Disney’s newest CEO walked into a mess, and instead of cleaning it up, he appears to be using the same cosmetic playbook that helped create it. The latest flashpoint involves The View, where Joy Behar, Whoopi Goldberg, and Sunny Hostin were reportedly hit with another short suspension after being caught taking props and signed memorabilia from the set.
That move might buy Disney a headline or two. It does not buy credibility.
What happened
According to the latest reporting around the show, the three hosts were suspended for three days after a second alleged on-set stealing incident within a year. The items in question reportedly included production props and autographed memorabilia, which pushed the situation past backstage gossip and into something Disney’s legal and executive teams could no longer ignore.
At the same time, broader scrutiny has been building around ABC programming. That includes complaints tied to The View and other shows over on-air conduct, inflammatory rhetoric, and behavior that keeps turning internal headaches into public embarrassments. The real issue here is not one isolated incident. It is the pattern.

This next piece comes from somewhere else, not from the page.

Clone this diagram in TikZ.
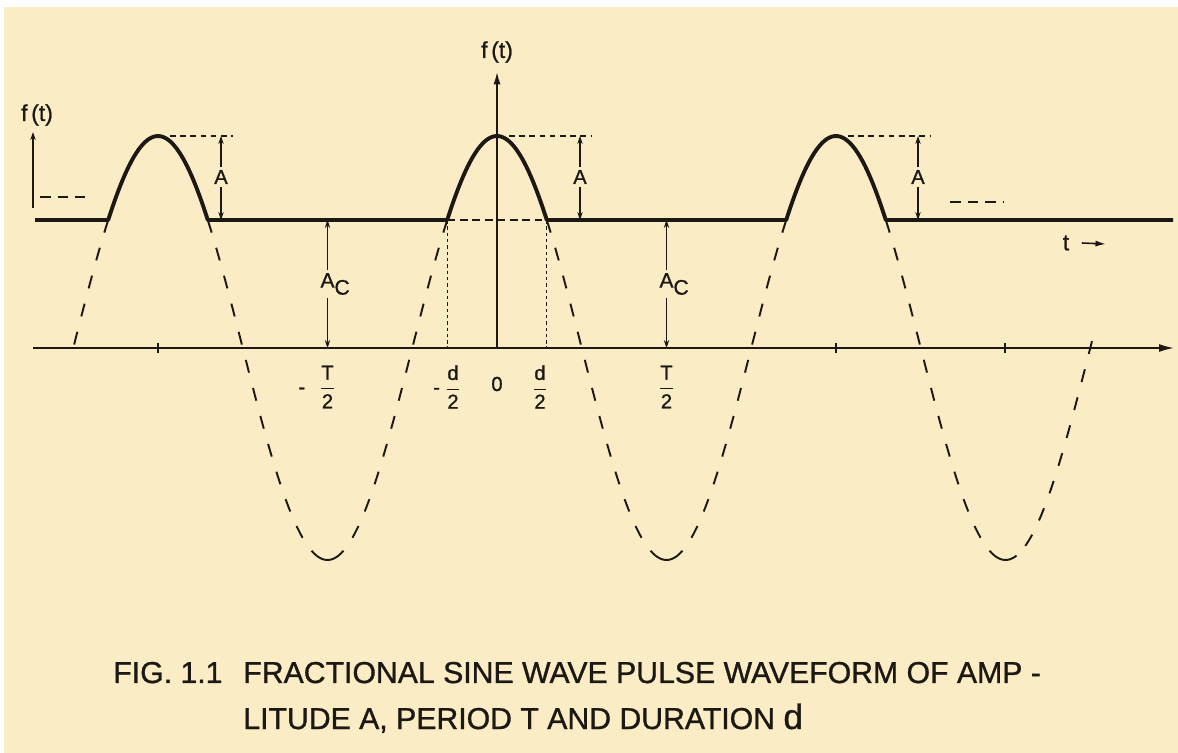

And when a pattern gets this obvious, every “temporary suspension” starts looking like a ritual instead of a consequence.
Why it matters
A three-day benching is not serious discipline for a flagship show that keeps dragging the network into new controversies. It is a PR prop.
That is the problem for Disney. The public has seen this movie before. Short suspensions have become the corporate version of tapping the “we are taking this seriously” sign and hoping nobody notices nothing actually changes. If the same personalities come back, the same tone remains, and the same chaos keeps repeating, then the punishment is just branding.
There is also collateral damage. Planned celebrity interviews have reportedly been scrubbed or disrupted, which means Disney is now paying a reputational price on top of the internal one. When talent bookings start getting burned because the table is unstable, that is no longer just a political headache or a culture-war food fight. That is a business problem.
The bigger pattern
What bothers me most is how familiar this all feels. New leadership comes in, promises steadiness, then immediately borrows the old damage-control template. Suspend someone for a few days, make a show of accountability, wait for the cycle to cool down, then roll everyone back out like nothing happened.
That may have worked once. It does not work after the fifth or sixth time.
If Disney wants people to believe a new era has begun, then there has to be an actual break with the habits that got them here. Otherwise, Josh D’Amaro is not leading a turnaround. He is inheriting Bob Iger’s stagecraft and hoping the audience is too tired to notice the set is still wobbling.
Meanwhile, the controversy around The View keeps expanding instead of shrinking. The more management refuses to make a meaningful decision, the more it signals weakness. Keeping every piece of the current setup intact tells viewers that the drama is not a bug. It is the business model.
Final take
This latest suspension does not read like strength. It reads like panic in a blazer.
If Disney really believes The View is worth protecting, then it needs to prove the show can operate without constant scandal orbiting the hosts. If it cannot do that, then these little timeout punishments are just theater for a company already drowning in too much theater offscreen.
And that is the part executives never seem to understand. Fans can forgive a mess. What they do not forgive is being treated like idiots while the same mess gets repackaged as accountability.